Neste lampejo poético resolvera mudar seu “tempo litúrgico” era necessário viver a “quaresma”, deserto, sede, reflexão, introspecção , enfim penitência. O tempo pedia que se encontrasse consigo, que revesse sua capacidade de autodestruição, mas também a sua capacidade de ressureição. Afinal o que é o tempo litúrgico da quaresma senão cinzas onde o ser humano tem a chance de renascer? Exercitar-se para vida, para ressurreição.
Resolveu renascer, se lembrou do quanto gostava da vida. Na penitência de haver errado, de entender que o fazer algo não traz como consequência a felicidade de outrem, resolveu cuidar de seu interior e descobriu que não era tão péssimo, tão tosco, tão chato, tão ruim quando imaginara, descobriu que as cinzas podem purificar, descobriu que mais do que fazer é necessário ser, e para ser é preciso sonhar. Seu tempo quaresmal havia mostrado que ressurgir era necessário e por mais que seus demônios interiores (aqueles do deserto) diziam que  ele era um sonhador, resolvera apostar nos valores que ele acreditara, preferiu a utopia: jogou-se aos sonhos para construir uma nova realidade!
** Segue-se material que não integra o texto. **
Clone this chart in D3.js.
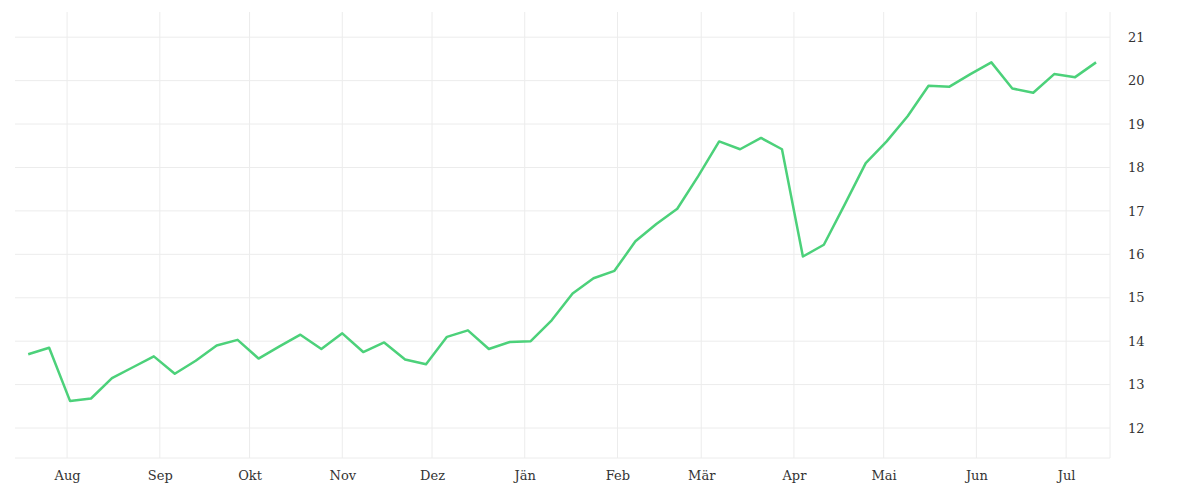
<!DOCTYPE html>
<html><head><meta charset="utf-8">
<script src="https://cdn.jsdelivr.net/npm/d3@7"></script>
<style>body{margin:0;background:#fff}</style>
</head><body><div id="plot"></div>
<script>
const startDate = "2018-07-19";
const values = [13.7, 13.85, 12.62, 12.68, 13.15, 13.4, 13.65, 13.25, 13.55, 13.9,
  14.03, 13.6, 13.88, 14.15, 13.82, 14.18, 13.75, 13.97, 13.58, 13.47,
  14.1, 14.25, 13.82, 13.98, 14.0, 14.48, 15.1, 15.45, 15.62, 16.3,
  16.7, 17.05, 17.8, 18.6, 18.42, 18.68, 18.42, 15.95, 16.22, 17.15,
  18.1, 18.6, 19.18, 19.88, 19.86, 20.15, 20.42, 19.82, 19.72, 20.15,
  20.08, 20.42];
const monthLabels = ["Aug","Sep","Okt","Nov","Dez","Jän","Feb","Mär","Apr","Mai","Jun","Jul"];
const yTicks = [12, 13, 14, 15, 16, 17, 18, 19, 20, 21];

const w = 1200, h = 500;
const margin = {top: 12, right: 90, bottom: 42, left: 15};
const t0 = new Date(startDate + "T00:00:00");
const dates = values.map((v, i) => d3.timeDay.offset(t0, i * 7));

const svg = d3.select("#plot").append("svg").attr("width", w).attr("height", h);

const x = d3.scaleTime()
    .domain([new Date("2018-07-14T14:00:00"), new Date("2019-07-15T16:00:00")])
    .range([margin.left, w - margin.right]);
const y = d3.scaleLinear()
    .domain([11.31, 21.58])
    .range([h - margin.bottom, margin.top]);

const monthTicks = d3.timeMonth.range(new Date("2018-08-01"), new Date("2019-07-02"));
const font = "'DejaVu Serif', serif";

// grid
svg.append("g").selectAll("line").data(monthTicks).enter().append("line")
    .attr("x1", d => x(d)).attr("x2", d => x(d))
    .attr("y1", margin.top).attr("y2", h - margin.bottom)
    .attr("stroke", "#ececec");
svg.append("g").selectAll("line").data(yTicks).enter().append("line")
    .attr("x1", margin.left).attr("x2", w - margin.right)
    .attr("y1", d => y(d)).attr("y2", d => y(d))
    .attr("stroke", "#ececec");
svg.append("line")
    .attr("x1", margin.left).attr("x2", w - margin.right)
    .attr("y1", h - margin.bottom).attr("y2", h - margin.bottom)
    .attr("stroke", "#ececec");
svg.append("line")
    .attr("x1", w - margin.right).attr("x2", w - margin.right)
    .attr("y1", margin.top).attr("y2", h - margin.bottom)
    .attr("stroke", "#ececec");

// axes
const xAxis = svg.append("g")
    .attr("transform", `translate(0, ${h - margin.bottom})`)
    .call(d3.axisBottom(x).tickValues(monthTicks).tickSize(0).tickPadding(13)
        .tickFormat((d, i) => monthLabels[i]));
const yAxis = svg.append("g")
    .attr("transform", `translate(${w - margin.right}, 0)`)
    .call(d3.axisRight(y).tickValues(yTicks).tickSize(0).tickPadding(18));
[xAxis, yAxis].forEach(a => {
  a.select(".domain").remove();
  a.selectAll("text").attr("fill", "#333").style("font-family", font).style("font-size", "13px");
});

// line
svg.append("path")
    .datum(values)
    .attr("fill", "none")
    .attr("stroke", "#4cd17a")
    .attr("stroke-width", 2.5)
    .attr("stroke-linejoin", "round")
    .attr("d", d3.line().x((d, i) => x(dates[i])).y(d => y(d)));
</script>
</body></html>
Deste modo ao fim de seu tempo quaresmal, descobriu que o ser humano pode ser ressuscitado para o que já era considerado morto!

Bastava ter a atenção voltada a um olhar angelical e gracioso que alerta sempre:
 
“Por que procurais entre os mortos, aquele que está vivo”!
 
Neste "percurso litúrgico" ele redescobrira e ressuscitara em si a beleza  de cada tempo na graciosa   aventura da vida!